Carbonate reservoir descriptions are based on observations of depositional and diagenetic fabrics and pore space from core and cuttings samples. The descriptions are correlated with wireline log responses and incorporated into geological facies and/or diagenetic models in order to map porosity, water saturation, and permeability.

Carbonate sediments and environments

Figure 1 Dunham's[1] classification of carbonate rocks according to depositional texture.[2]

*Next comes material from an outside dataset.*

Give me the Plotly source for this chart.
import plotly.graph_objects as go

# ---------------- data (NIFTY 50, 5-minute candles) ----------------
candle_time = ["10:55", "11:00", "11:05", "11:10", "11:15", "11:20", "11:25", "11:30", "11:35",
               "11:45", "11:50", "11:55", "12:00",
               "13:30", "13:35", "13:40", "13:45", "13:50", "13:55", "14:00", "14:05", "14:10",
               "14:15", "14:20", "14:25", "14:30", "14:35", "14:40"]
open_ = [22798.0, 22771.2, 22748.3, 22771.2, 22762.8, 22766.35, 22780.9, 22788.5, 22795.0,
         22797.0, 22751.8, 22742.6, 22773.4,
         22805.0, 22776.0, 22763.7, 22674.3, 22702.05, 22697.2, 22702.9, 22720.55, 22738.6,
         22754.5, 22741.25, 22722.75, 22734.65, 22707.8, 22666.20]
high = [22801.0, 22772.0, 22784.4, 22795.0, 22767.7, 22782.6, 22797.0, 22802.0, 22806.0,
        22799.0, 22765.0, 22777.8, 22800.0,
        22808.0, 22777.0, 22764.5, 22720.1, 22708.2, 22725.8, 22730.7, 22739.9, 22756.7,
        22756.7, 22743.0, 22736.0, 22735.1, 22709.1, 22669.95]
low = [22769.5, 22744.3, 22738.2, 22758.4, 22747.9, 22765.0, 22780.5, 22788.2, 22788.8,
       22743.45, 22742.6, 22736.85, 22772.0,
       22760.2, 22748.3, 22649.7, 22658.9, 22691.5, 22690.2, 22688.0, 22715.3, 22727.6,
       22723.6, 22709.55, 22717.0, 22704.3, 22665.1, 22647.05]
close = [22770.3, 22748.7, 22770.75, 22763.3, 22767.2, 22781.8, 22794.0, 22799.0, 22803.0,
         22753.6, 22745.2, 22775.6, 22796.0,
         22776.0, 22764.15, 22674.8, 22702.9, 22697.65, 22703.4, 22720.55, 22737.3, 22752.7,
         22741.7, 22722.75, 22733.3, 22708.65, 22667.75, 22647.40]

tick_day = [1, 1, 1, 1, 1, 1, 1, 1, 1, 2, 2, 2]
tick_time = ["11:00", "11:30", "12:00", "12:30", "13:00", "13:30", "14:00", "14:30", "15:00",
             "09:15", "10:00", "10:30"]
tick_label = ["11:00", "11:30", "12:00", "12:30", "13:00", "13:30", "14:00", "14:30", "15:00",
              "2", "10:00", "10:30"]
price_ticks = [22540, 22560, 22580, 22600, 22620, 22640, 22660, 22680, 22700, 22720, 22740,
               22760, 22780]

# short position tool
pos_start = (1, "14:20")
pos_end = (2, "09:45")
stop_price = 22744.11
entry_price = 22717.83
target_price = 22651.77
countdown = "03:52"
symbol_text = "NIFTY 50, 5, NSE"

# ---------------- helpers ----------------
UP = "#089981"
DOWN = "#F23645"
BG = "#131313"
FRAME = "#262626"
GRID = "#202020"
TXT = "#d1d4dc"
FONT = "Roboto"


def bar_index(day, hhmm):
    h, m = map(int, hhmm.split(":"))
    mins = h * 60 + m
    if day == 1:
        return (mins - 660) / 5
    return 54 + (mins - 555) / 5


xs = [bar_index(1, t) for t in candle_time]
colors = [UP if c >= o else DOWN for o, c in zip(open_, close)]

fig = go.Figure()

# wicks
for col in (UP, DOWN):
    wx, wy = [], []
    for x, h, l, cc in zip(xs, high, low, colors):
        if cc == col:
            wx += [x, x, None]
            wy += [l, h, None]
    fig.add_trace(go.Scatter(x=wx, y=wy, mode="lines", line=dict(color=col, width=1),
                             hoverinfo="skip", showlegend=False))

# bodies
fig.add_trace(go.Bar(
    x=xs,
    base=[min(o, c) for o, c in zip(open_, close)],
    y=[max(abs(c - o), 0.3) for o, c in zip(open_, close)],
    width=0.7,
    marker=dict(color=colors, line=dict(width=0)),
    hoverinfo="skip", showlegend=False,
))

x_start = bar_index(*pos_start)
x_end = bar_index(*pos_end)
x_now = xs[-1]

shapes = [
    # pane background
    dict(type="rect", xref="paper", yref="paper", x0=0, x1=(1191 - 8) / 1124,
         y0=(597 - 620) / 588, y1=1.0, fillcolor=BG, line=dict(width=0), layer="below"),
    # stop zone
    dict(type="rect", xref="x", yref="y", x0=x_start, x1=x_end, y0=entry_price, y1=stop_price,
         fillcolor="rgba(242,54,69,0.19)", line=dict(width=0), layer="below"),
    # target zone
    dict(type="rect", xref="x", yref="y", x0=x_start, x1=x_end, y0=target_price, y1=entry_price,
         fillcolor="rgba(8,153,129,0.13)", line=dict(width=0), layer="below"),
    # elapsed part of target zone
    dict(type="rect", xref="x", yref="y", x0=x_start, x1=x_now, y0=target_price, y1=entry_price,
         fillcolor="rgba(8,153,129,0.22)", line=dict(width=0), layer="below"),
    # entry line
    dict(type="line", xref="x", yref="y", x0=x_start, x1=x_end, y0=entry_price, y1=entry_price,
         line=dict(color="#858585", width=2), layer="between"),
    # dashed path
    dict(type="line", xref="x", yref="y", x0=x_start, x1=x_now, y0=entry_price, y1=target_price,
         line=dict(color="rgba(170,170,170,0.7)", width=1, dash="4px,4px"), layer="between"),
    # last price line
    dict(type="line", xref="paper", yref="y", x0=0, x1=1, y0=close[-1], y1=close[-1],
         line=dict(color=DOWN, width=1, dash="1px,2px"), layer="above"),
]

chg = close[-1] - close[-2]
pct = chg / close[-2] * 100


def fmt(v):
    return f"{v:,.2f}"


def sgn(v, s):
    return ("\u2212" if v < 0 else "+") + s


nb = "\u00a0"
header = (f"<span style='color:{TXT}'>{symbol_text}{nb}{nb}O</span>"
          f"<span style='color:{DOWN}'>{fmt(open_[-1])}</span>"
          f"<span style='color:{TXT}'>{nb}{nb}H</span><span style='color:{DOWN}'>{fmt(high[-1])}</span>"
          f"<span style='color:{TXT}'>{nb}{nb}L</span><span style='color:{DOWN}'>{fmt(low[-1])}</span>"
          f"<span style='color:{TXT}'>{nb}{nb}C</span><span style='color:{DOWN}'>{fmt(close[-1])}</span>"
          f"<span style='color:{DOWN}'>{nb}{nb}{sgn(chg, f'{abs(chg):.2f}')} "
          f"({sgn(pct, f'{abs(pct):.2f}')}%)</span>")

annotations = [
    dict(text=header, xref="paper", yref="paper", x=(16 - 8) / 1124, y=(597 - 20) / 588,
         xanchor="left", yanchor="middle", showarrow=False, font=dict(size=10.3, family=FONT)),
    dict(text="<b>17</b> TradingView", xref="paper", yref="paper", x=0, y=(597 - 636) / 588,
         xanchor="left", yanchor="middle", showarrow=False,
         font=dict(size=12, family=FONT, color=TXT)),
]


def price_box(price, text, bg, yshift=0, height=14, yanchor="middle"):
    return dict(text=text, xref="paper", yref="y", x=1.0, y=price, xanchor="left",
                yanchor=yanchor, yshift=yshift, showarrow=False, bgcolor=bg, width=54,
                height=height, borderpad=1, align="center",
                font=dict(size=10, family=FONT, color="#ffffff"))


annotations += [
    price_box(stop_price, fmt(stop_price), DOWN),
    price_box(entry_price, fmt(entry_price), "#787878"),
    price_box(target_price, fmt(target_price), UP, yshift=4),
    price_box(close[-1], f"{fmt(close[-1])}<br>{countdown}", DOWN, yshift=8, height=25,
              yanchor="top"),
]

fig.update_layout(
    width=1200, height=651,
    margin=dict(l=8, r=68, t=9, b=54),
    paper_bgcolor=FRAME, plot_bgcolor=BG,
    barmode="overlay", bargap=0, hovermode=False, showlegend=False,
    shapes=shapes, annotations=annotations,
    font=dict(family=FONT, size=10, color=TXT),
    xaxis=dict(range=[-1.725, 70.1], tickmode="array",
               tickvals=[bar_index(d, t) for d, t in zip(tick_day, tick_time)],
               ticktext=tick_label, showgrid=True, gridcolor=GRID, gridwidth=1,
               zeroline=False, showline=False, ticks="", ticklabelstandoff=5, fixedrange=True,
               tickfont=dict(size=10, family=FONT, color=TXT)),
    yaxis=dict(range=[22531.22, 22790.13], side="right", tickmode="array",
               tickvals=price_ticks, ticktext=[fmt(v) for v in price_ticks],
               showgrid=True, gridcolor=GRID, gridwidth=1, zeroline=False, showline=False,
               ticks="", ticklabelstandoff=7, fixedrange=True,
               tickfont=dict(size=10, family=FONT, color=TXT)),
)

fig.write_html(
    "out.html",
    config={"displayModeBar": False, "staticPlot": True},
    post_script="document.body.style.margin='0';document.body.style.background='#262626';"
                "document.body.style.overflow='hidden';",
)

The majority of carbonate sediments are produced in shallow, warm ocean waters by extraction of calcium carbonate from seawater by organisms to form their shells or skeletal material. The sediments are composed of a spectrum of sizes and pore geometries. The Dunham classification (Figure 1) describes depositional textures in a manner that can be related to pore geometries. The grain-supported textures tend to have larger pore sizes than do mud-supported textures. The textures have different geometries in different depositional environments.

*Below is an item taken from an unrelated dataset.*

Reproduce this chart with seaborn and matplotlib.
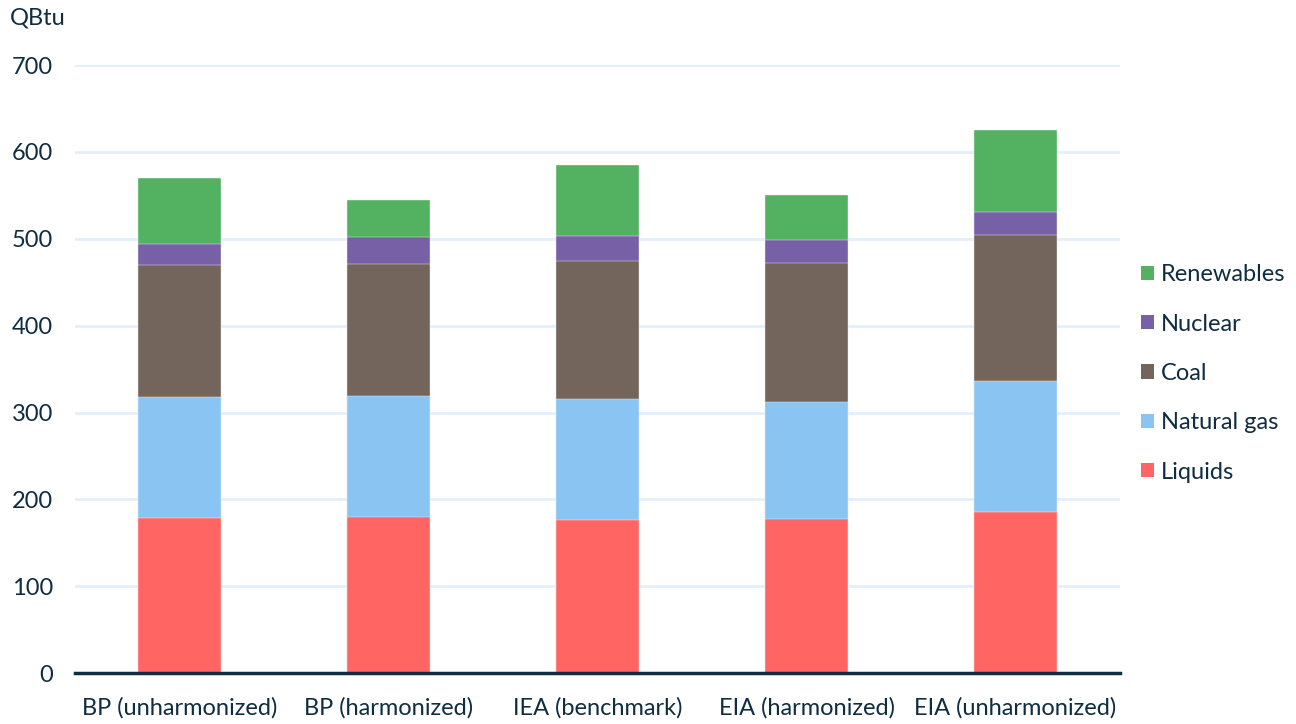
import numpy as np
import pandas as pd
import seaborn as sns
import matplotlib.pyplot as plt
from matplotlib.patches import Patch

# values (QBtu)
scenarios = ["BP (unharmonized)", "BP (harmonized)", "IEA (benchmark)",
             "EIA (harmonized)", "EIA (unharmonized)"]
liquids = [178, 180, 176, 177, 186]
natural_gas = [140, 139, 139, 135, 150]
coal = [152, 152, 159, 160, 168]
nuclear = [24, 31, 29, 27, 27]
renewables = [76, 43, 82, 52, 94]

fuels = ["Liquids", "Natural gas", "Coal", "Nuclear", "Renewables"]
colors = {"Liquids": "#ff6663", "Natural gas": "#8ac4f3", "Coal": "#73655c",
          "Nuclear": "#7760a6", "Renewables": "#52b262"}
text_color = "#0f2d40"
fs = 17

sns.set_theme(style="white")
plt.rcParams["font.family"] = ["Lato", "DejaVu Sans"]

df = pd.DataFrame({"scenario": scenarios, "Liquids": liquids,
                   "Natural gas": natural_gas, "Coal": coal,
                   "Nuclear": nuclear, "Renewables": renewables})
cum = df[fuels].cumsum(axis=1)
cum["scenario"] = df["scenario"]

fig = plt.figure(figsize=(12.96, 7.24), dpi=100)
ax = fig.add_axes([0.0579, 0.0704, 0.8063, 0.8396])

# stacked bars: draw cumulative totals from the top segment down
for fuel in reversed(fuels):
    sns.barplot(data=cum, x="scenario", y=fuel, color=colors[fuel],
                saturation=1, width=0.4, ax=ax, zorder=3,
                edgecolor="#f4f4f4", linewidth=0.3)

ax.set_xlim(-0.5, 4.5)
ax.set_ylim(0, 700)
ax.set_yticks(np.arange(0, 701, 100))
ax.yaxis.grid(True, color="#e3f0fb", linewidth=2, zorder=0)
ax.set_axisbelow(True)
for s in ["top", "right", "left"]:
    ax.spines[s].set_visible(False)
ax.spines["bottom"].set_color(text_color)
ax.spines["bottom"].set_linewidth(2.5)
ax.spines["bottom"].set_zorder(5)
ax.set_xlabel("")
ax.set_ylabel("")
ax.tick_params(axis="both", length=0, labelsize=fs, colors=text_color)
ax.tick_params(axis="x", pad=17)
ax.tick_params(axis="y", pad=16)

fig.text(0.0077, 0.989, "QBtu", fontsize=fs, color=text_color,
         va="top", ha="left")

handles = [Patch(facecolor=colors[f], edgecolor="none") for f in reversed(fuels)]
leg = ax.legend(handles, list(reversed(fuels)), loc="center left",
                bbox_to_anchor=(1.0, 0.493), frameon=False, fontsize=fs,
                handlelength=0.55, handleheight=0.55, handletextpad=0.3,
                labelspacing=1.2, labelcolor=text_color)

fig.savefig("out.png", dpi=100)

Figure 2 Carbonate depositional environments. (Diagram by R. G. Loucks and C. R. Handford, unpublished.)

There are five basic carbonate depositional environments. From shore to basin, they are peritidal (tidal flat), shallow shelf interior, shelf margin complex, slope, and basin (Figure 2). (For more information on carbonate depositional environments, see Scholle et al.[3])

The peritidal depositional environment is complex (Figure 2). Sediments deposited between mean high and mean low tide are called intertidal sediments, sediments deposited above mean high tide are called supratidal sediments, and sediments deposited below mean low tide are called subtidal sediments. In arid and semi-arid climates, evaporite flats (sabkhas) are present from which gypsum and halite are deposited. Eolian sand dunes composed of siliciclastic or carbonate grains may form on the supratidal surface.

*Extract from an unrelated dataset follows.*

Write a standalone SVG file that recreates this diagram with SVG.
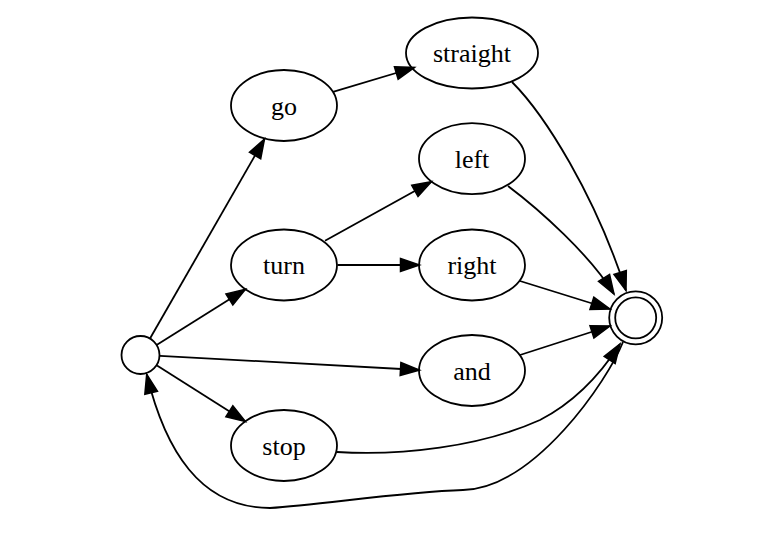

The shallow shelf interior environment (Figure 2) is dominated by low-energy waters that allow lime mud to accumulate. Storms, however, churn the sediment into suspension, winnowing out the fine-sized material and concentrating the coarse material. Near shorelines, the shelf environment may be composed of offshore bars and spits oriented parallel to shoreline. Shorelines that face heavy wave action accumulate carbonate sand or gravel. Tidal currents are concentrated in channels between islands and produce tidal deltas on the lee side of the island.

The shelf margin complex (Figure 2) is characterized by the presence of carbonate sands and reefs. Reefs are commonly found at the shelf edge where their rigid framework can withstand strong wave action and they can take advantage of the nutrients upwelling from the deeper waters. Carbonate sands derived from a reef or from plants and animals inhabiting the shelf edge accumulate along a wide belt that follows the break between the shelf edge and the slope. Tidal and storm currents mold the sand belt into tidal channels and bars.

The slope (Figure 2) is dominated by sediment transport seaward from the shelf margin. Fine-grained sediment settles to the bottom forming thin-bedded mudstones, while slumps, debris flows, and turbidity currents form coarse-grained bodies of breccia, conglomerate, and carbonate sand. The resulting facies patterns depend upon the relief of the shelf margin and the nature of the shallow water portion of the margin.[4]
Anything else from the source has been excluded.